One of the visual aids I brought was a sedum from our yard for my presentation.
Not using pesticides, fungicides, herbicides, and insecticides helps honey bees because helps prevent the bees bring these chemicals back to their hive. There are many cases of pesticide, fungicide, herbicide, or insecticide honey bee colony deaths especially in states where crops are major industries. What about farmers whose livelihoods are dependent upon pesticide, fungicide, herbicide and insecticide sprayed crops? There is a surprisingly simple solution. Farmers should find out if any of their neighbors have beehives and then they should call them the day before they spray. The beekeeper will then close up their hives for a day. Farmers can also spray between dusk and dawn when the bees are less active. This prevents the bees from being sprayed and helps prevent the bees from picking up chemicals off of flowers.

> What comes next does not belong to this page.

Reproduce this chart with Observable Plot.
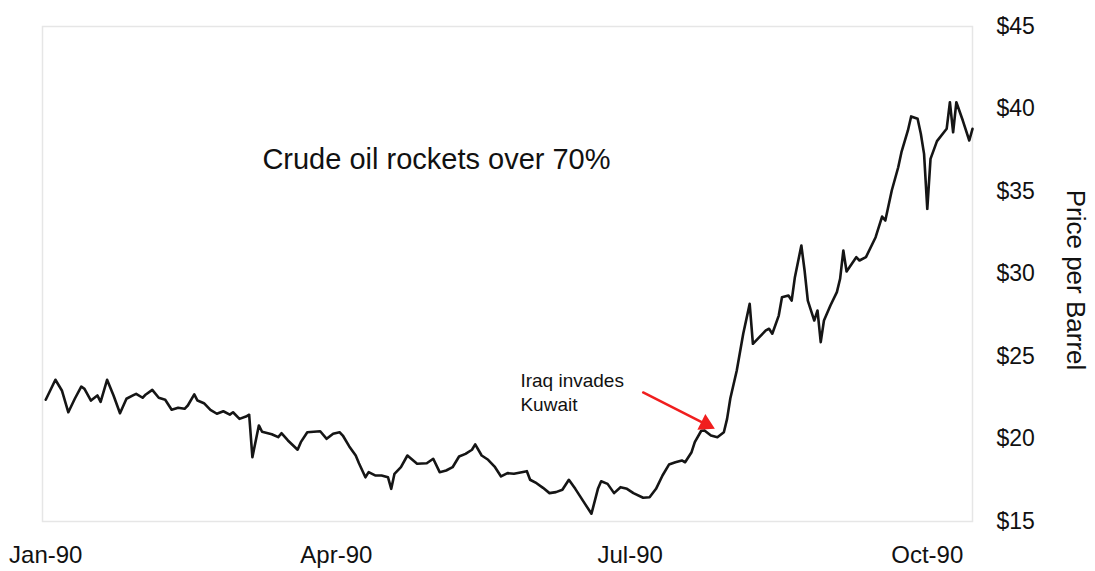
<!DOCTYPE html>
<html><head><meta charset="utf-8">
<script src="https://cdn.jsdelivr.net/npm/d3@7"></script>
<script src="https://cdn.jsdelivr.net/npm/@observablehq/plot@0.6"></script>
<style>
body{margin:0;background:#fff;}
#chart svg{font-family:"Liberation Sans",Arial,sans-serif;}
</style></head><body><div id="chart"></div>
<script>
const dates = [
"1990-01-01","1990-01-04","1990-01-06","1990-01-08","1990-01-10","1990-01-12","1990-01-13","1990-01-15","1990-01-17","1990-01-18",
"1990-01-20","1990-01-22","1990-01-24","1990-01-26","1990-01-28","1990-01-29","1990-01-31","1990-02-01","1990-02-03","1990-02-05",
"1990-02-07","1990-02-09","1990-02-11","1990-02-13","1990-02-14","1990-02-16","1990-02-17","1990-02-19","1990-02-21","1990-02-23",
"1990-02-25","1990-02-27","1990-02-28","1990-03-02","1990-03-04","1990-03-05","1990-03-06","1990-03-08","1990-03-09","1990-03-12",
"1990-03-14","1990-03-15","1990-03-17","1990-03-20","1990-03-21","1990-03-23","1990-03-27","1990-03-29","1990-03-31","1990-04-02",
"1990-04-03","1990-04-05","1990-04-07","1990-04-08","1990-04-10","1990-04-11","1990-04-13","1990-04-15","1990-04-17","1990-04-18",
"1990-04-19","1990-04-21","1990-04-23","1990-04-26","1990-04-29","1990-05-01","1990-05-03","1990-05-05","1990-05-07","1990-05-09",
"1990-05-11","1990-05-13","1990-05-14","1990-05-16","1990-05-18","1990-05-20","1990-05-22","1990-05-24","1990-05-26","1990-05-30",
"1990-05-31","1990-06-02","1990-06-04","1990-06-06","1990-06-08","1990-06-10","1990-06-12","1990-06-14","1990-06-17","1990-06-19",
"1990-06-21","1990-06-22","1990-06-24","1990-06-26","1990-06-28","1990-06-30","1990-07-02","1990-07-05","1990-07-07","1990-07-09",
"1990-07-11","1990-07-13","1990-07-15","1990-07-17","1990-07-18","1990-07-20","1990-07-21","1990-07-23","1990-07-24","1990-07-26",
"1990-07-28","1990-07-30","1990-07-31","1990-08-01","1990-08-03","1990-08-05","1990-08-07","1990-08-08","1990-08-10","1990-08-12",
"1990-08-13","1990-08-14","1990-08-16","1990-08-17","1990-08-19","1990-08-20","1990-08-21","1990-08-23","1990-08-24","1990-08-25",
"1990-08-27","1990-08-28","1990-08-29","1990-08-30","1990-09-01","1990-09-03","1990-09-04","1990-09-05","1990-09-06","1990-09-09",
"1990-09-10","1990-09-12","1990-09-15","1990-09-17","1990-09-18","1990-09-20","1990-09-22","1990-09-23","1990-09-25","1990-09-26",
"1990-09-28","1990-09-29","1990-09-30","1990-10-01","1990-10-02","1990-10-04","1990-10-07","1990-10-08","1990-10-09","1990-10-10",
"1990-10-12","1990-10-14","1990-10-15"
];
const prices = [
22.38,23.59,22.94,21.62,22.44,23.18,23.04,22.33,22.64,22.25,
23.59,22.64,21.56,22.44,22.64,22.74,22.50,22.70,22.98,22.50,
22.38,21.77,21.89,21.83,22.03,22.70,22.33,22.17,21.77,21.53,
21.68,21.48,21.62,21.22,21.36,21.47,18.90,20.82,20.44,20.29,
20.11,20.35,19.91,19.35,19.81,20.41,20.47,20.01,20.32,20.41,
20.21,19.55,19.00,18.53,17.68,17.99,17.79,17.79,17.68,16.98,
17.89,18.29,19.00,18.50,18.53,18.80,17.99,18.09,18.29,18.94,
19.10,19.35,19.67,19.00,18.74,18.33,17.73,17.93,17.89,18.05,
17.53,17.32,17.04,16.72,16.78,16.92,17.53,16.98,16.07,15.47,
16.98,17.44,17.28,16.72,17.08,16.98,16.72,16.44,16.47,16.98,
17.79,18.45,18.59,18.70,18.59,19.20,19.81,20.50,20.52,20.21,
20.11,20.41,21.22,22.45,24.15,26.38,28.19,25.77,26.17,26.58,
26.68,26.38,27.48,28.59,28.70,28.39,29.81,31.73,30.21,28.39,
27.18,27.79,25.87,27.18,28.09,28.90,29.71,31.42,30.15,31.02,
30.82,31.02,32.23,33.48,33.24,35.06,36.47,37.38,38.70,39.55,
39.41,38.50,37.28,33.95,36.98,38.05,38.80,40.41,38.59,40.41,
39.30,38.09,38.80
];
const xDomain = ["1989-12-31","1990-10-15"];
const yDomain = [15, 45];
const xTicks = ["1990-01-01","1990-04-01","1990-07-01","1990-10-01"];
const yTicks = [15, 20, 25, 30, 35, 40, 45];
const yLabel = "Price per Barrel";
const headline = "Crude oil rockets over 70%";
const headlineDate = "1990-05-02";
const headlinePrice = 36.9;
const eventLabel = "Iraq invades\nKuwait";
const eventLabelDate = "1990-05-28";
const eventLabelPrice = 22.9;
const arrowFromDate = "1990-07-05";
const arrowFromPrice = 22.82;
const arrowToDate = "1990-07-27";
const arrowToPrice = 20.64;

const parse = s => new Date(s + "T00:00:00Z");
const data = dates.map((d, i) => ({date: parse(d), price: prices[i]}));
const red = "#f01e1e";

const chart = Plot.plot({
  width: 1095, height: 571,
  marginLeft: 42, marginRight: 123, marginTop: 26, marginBottom: 50,
  style: {fontFamily: '"Liberation Sans", Arial, sans-serif', background: "#fff", color: "#111", overflow: "visible"},
  x: {type: "utc", domain: xDomain.map(parse)},
  y: {domain: yDomain},
  marks: [
    Plot.frame({stroke: "#e6e6e6", strokeWidth: 1.5}),
    Plot.axisX({ticks: xTicks.map(parse), tickFormat: d3.utcFormat("%b-%y"), tickSize: 0, tickPadding: 24, fontSize: 24, label: null, fill: "#111"}),
    Plot.axisY({anchor: "right", ticks: yTicks, tickFormat: d => "$" + d, tickSize: 0, tickPadding: 24, fontSize: 23, label: null, fill: "#111"}),
    Plot.text([yLabel], {text: d => d, frameAnchor: "right", textAnchor: "middle", dx: 103, dy: 6, rotate: 90, fontSize: 26, fill: "#111"}),
    Plot.line(data, {x: "date", y: "price", stroke: "#151515", strokeWidth: 2.6, strokeLinejoin: "round"}),
    Plot.text([headline], {text: d => d, x: () => parse(headlineDate), y: () => headlinePrice, fontSize: 29, fill: "#111"}),
    Plot.text([eventLabel], {text: d => d, x: () => parse(eventLabelDate), y: () => eventLabelPrice, textAnchor: "start", fontSize: 19, lineHeight: 1.3, fill: "#111"}),
    Plot.arrow([0], {x1: () => parse(arrowFromDate), y1: () => arrowFromPrice, x2: () => parse(arrowToDate), y2: () => arrowToPrice, stroke: red, strokeWidth: 2.5, headLength: 0, insetEnd: 9}),
    Plot.dot([0], {x: () => parse(arrowToDate), y: () => arrowToPrice, symbol: "triangle", r: 6.5, fill: red, stroke: "none", rotate: 117, dx: -8.3, dy: -4.3})
  ]
});
document.getElementById("chart").appendChild(chart);
</script></body></html>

Supporting a local beekeeper helps honey bees because honey bees are directly affected. Anyone can support a local beekeeper by buying their local honey, beeswax, and other beehive products. The beekeeper is then able to put the money he or she earns back into their honey bees and their business. By buying from a local beekeeper, you are showing that you support honey bees. Supporting a local beekeeper not only helps the honey bees and the beekeeper, but it also helps the consumer and the economy. It helps the consumer because when the consumer and the beekeeper have a good relationship the consumer will know they are getting what they are paying for. Much of the honey in stores is either ultra-filtered honey or it is not even honey. Ultra-filtered honey is honey that has been filtered to the point where all the beneficial pollen has been removed. Pollen is what makes honey an excellent way to reduce allergies. Some honey is actually corn syrup or sugar syrup. Corn syrup and sugar syrup are much more inexpensive to produce. Supporting a local beekeeper helps the economy because it encourages a small business.
Anyone can help honey bees by planting pollinator friendly plants that bloom from April to October, by reducing the amount of pesticides, fungicides, herbicides, and insecticides they use, and by supporting a local beekeeper. So how are you going to help the honey bees?
If someone is interested in becoming a beekeeper, they should read books, join a club, and take a beginning beekeeping class. We shared about our favorite books here and here and the Iowa Honey Producers Association has list of Iowa classes and clubs on their website.
After I gave my presentation, I spoke with my judge. I was selected to give my presentation at the Iowa State Fair. I was very excited to be able to share my love of bees once again.